PG&E: Worn Hook on Tower Apparently Failed Before Camp Fire

PG&E acknowledged late Tuesday that a worn hook on a transmission tower apparently failed before the massive Camp Fire -- as first reported by NBC Bay Area last week -- and ordered inspections of 5,500 miles of its electrical transmission network in fire-prone areas.

The company also suggested a second, lesser fire may have been the result of someone shooting into the line near the town of Concow. But the utility also said it found downed trees atop power lines in the same area.

In a 20-day supplemental report about both fires sent to state regulators with the Public Utilities Commission, the company identified the problem with a so-called C-hook that had secured a part of the 115,000-volt Caribou Palermo line to one of its transmission towers.

While noting its findings were "preliminary," the company identified what it called a flash mark on the tower where the line freed by the broken hook may have contacted the structure.

Subsequent inspection found unspecified signs of "wear" where the hook was connected to a series of discs that served as an insulator between the line and the tower structure. The company did not elaborate.

At the next-door tower, meanwhile, the company found an anchor for its insulator to the line had come loose.

As for the second, Concow fire nearby, the company said crews checking near where it started discovered a pole and other equipment "on the ground with bullets and bullet holes at the break point of the pole and on the equipment."

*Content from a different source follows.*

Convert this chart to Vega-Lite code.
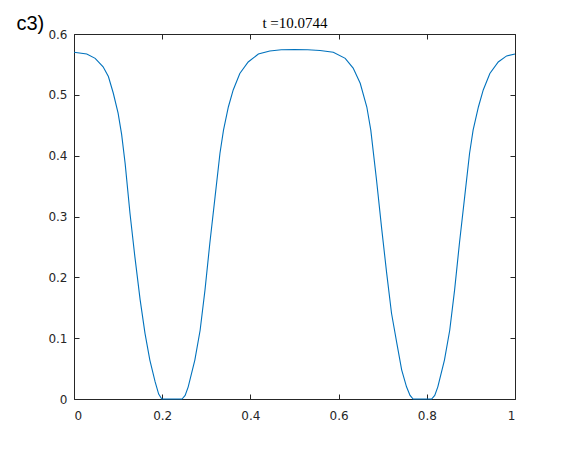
{
  "$schema": "https://vega.github.io/schema/vega-lite/v6.json",
  "autosize": {"type": "none"},
  "padding": {"left": 74, "top": 34, "right": 55, "bottom": 51},
  "width": 441,
  "height": 365,
  "background": "white",
  "config": {
    "view": {"stroke": "#262626", "strokeWidth": 1},
    "axis": {"grid": false, "domain": false, "tickColor": "#262626", "tickSize": -5, "labelColor": "#262626", "labelFont": "DejaVu Sans", "labelFontSize": 12, "titleFont": "DejaVu Sans"}
  },
  "data": {"values": [
    {"x": 0, "y": 0.570}, {"x": 0.029, "y": 0.567}, {"x": 0.048, "y": 0.560}, {"x": 0.066, "y": 0.546},
    {"x": 0.078, "y": 0.530}, {"x": 0.089, "y": 0.503}, {"x": 0.100, "y": 0.470}, {"x": 0.108, "y": 0.435},
    {"x": 0.116, "y": 0.387}, {"x": 0.127, "y": 0.305}, {"x": 0.138, "y": 0.234}, {"x": 0.150, "y": 0.163},
    {"x": 0.161, "y": 0.108}, {"x": 0.172, "y": 0.064}, {"x": 0.184, "y": 0.028}, {"x": 0.192, "y": 0.008},
    {"x": 0.199, "y": 0.0}, {"x": 0.245, "y": 0.0}, {"x": 0.252, "y": 0.006}, {"x": 0.259, "y": 0.020},
    {"x": 0.274, "y": 0.064}, {"x": 0.286, "y": 0.113}, {"x": 0.297, "y": 0.179}, {"x": 0.308, "y": 0.256},
    {"x": 0.320, "y": 0.333}, {"x": 0.331, "y": 0.404}, {"x": 0.339, "y": 0.442}, {"x": 0.350, "y": 0.480},
    {"x": 0.361, "y": 0.508}, {"x": 0.376, "y": 0.535}, {"x": 0.395, "y": 0.554}, {"x": 0.418, "y": 0.567},
    {"x": 0.444, "y": 0.572}, {"x": 0.470, "y": 0.574}, {"x": 0.500, "y": 0.5745}, {"x": 0.530, "y": 0.574},
    {"x": 0.558, "y": 0.573}, {"x": 0.588, "y": 0.570}, {"x": 0.615, "y": 0.560}, {"x": 0.633, "y": 0.544},
    {"x": 0.649, "y": 0.519}, {"x": 0.664, "y": 0.480}, {"x": 0.673, "y": 0.442}, {"x": 0.686, "y": 0.360},
    {"x": 0.698, "y": 0.278}, {"x": 0.709, "y": 0.207}, {"x": 0.720, "y": 0.141}, {"x": 0.732, "y": 0.092},
    {"x": 0.743, "y": 0.048}, {"x": 0.754, "y": 0.020}, {"x": 0.762, "y": 0.006}, {"x": 0.769, "y": 0.0},
    {"x": 0.811, "y": 0.0}, {"x": 0.818, "y": 0.006}, {"x": 0.825, "y": 0.020}, {"x": 0.840, "y": 0.064},
    {"x": 0.852, "y": 0.113}, {"x": 0.863, "y": 0.179}, {"x": 0.874, "y": 0.256}, {"x": 0.886, "y": 0.333},
    {"x": 0.897, "y": 0.404}, {"x": 0.905, "y": 0.442}, {"x": 0.917, "y": 0.480}, {"x": 0.928, "y": 0.508},
    {"x": 0.943, "y": 0.535}, {"x": 0.962, "y": 0.554}, {"x": 0.981, "y": 0.564}, {"x": 1.0, "y": 0.567}
  ]},
  "layer": [
    {
      "mark": {"type": "line", "color": "#0072BD", "strokeWidth": 1.1},
      "encoding": {
        "x": {"field": "x", "type": "quantitative", "scale": {"domain": [0, 1], "nice": false, "zero": false},
              "axis": {"orient": "bottom", "title": null, "values": [0, 0.2, 0.4, 0.6, 0.8, 1], "labelPadding": 16, "labelExpr": "datum.value == 0 ? '0' : datum.value == 1 ? '1' : format(datum.value, '.1f')"}},
        "y": {"field": "y", "type": "quantitative", "scale": {"domain": [0, 0.6], "nice": false, "zero": false},
              "axis": {"orient": "left", "values": [0, 0.1, 0.2, 0.3, 0.4, 0.5, 0.6], "labelPadding": 12, "labelExpr": "datum.value == 0 ? '0' : format(datum.value, '.1f')",
                       "title": "c3)", "titleAngle": 0, "titleX": -58, "titleY": -5, "titleAlign": "left", "titleBaseline": "alphabetic", "titleFontSize": 20, "titleFontWeight": "normal", "titleColor": "#000000", "titleFont": "Liberation Sans"}}
      }
    },
    {
      "mark": {"type": "line", "opacity": 0},
      "encoding": {
        "x": {"field": "x", "type": "quantitative",
              "axis": {"orient": "top", "labels": false, "values": [0, 0.2, 0.4, 0.6, 0.8, 1],
                       "title": "t =10.0744", "titleFont": "Liberation Serif", "titleFontSize": 15, "titleFontWeight": "normal", "titleColor": "#000000", "titleX": 220.5, "titleY": -7, "titleAlign": "center", "titleBaseline": "alphabetic"}},
        "y": {"field": "y", "type": "quantitative", "axis": {"orient": "right", "title": null, "labels": false, "values": [0, 0.1, 0.2, 0.3, 0.4, 0.5, 0.6]}}
      }
    }
  ],
  "resolve": {"axis": {"x": "independent", "y": "independent"}}
}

That discovery was on Nov. 9, a day after the fire started. Three days later, another patrol of PG&E found downed wires and poles, as well as several snapped trees, including some on top of downed wires. The company did not say whether the apparent gunfire or the downed wires touched off the fire.

"These incidents remain under investigation, and this information is preliminary,” the company stressed. "The causes may not be fully understood until additional information is available, including information that can only be obtained through examination and testing of the equipment retained by Cal Fire. PG&E is cooperating with Cal Fire."

On Monday, the company announced it was expanding inspections to 5,500 miles of its transmission system in fire prone areas, climbing or aerially inspecting some 50,000 poles and towers. The company announced it was bolstering weather monitoring and installing 600 new high-definition cameras to cover about 90 percent of fire threatened service territory.

In a statement, the company said: “The loss of life, homes and businesses in the Camp Fire is truly devastating. Our focus continues to be on assessing our infrastructure to further enhance safety, restoring electric and gas service where possible, and helping customers begin to recover and rebuild. Throughout our service area, we are committed to doing everything we can to further reduce the risk of wildfire.”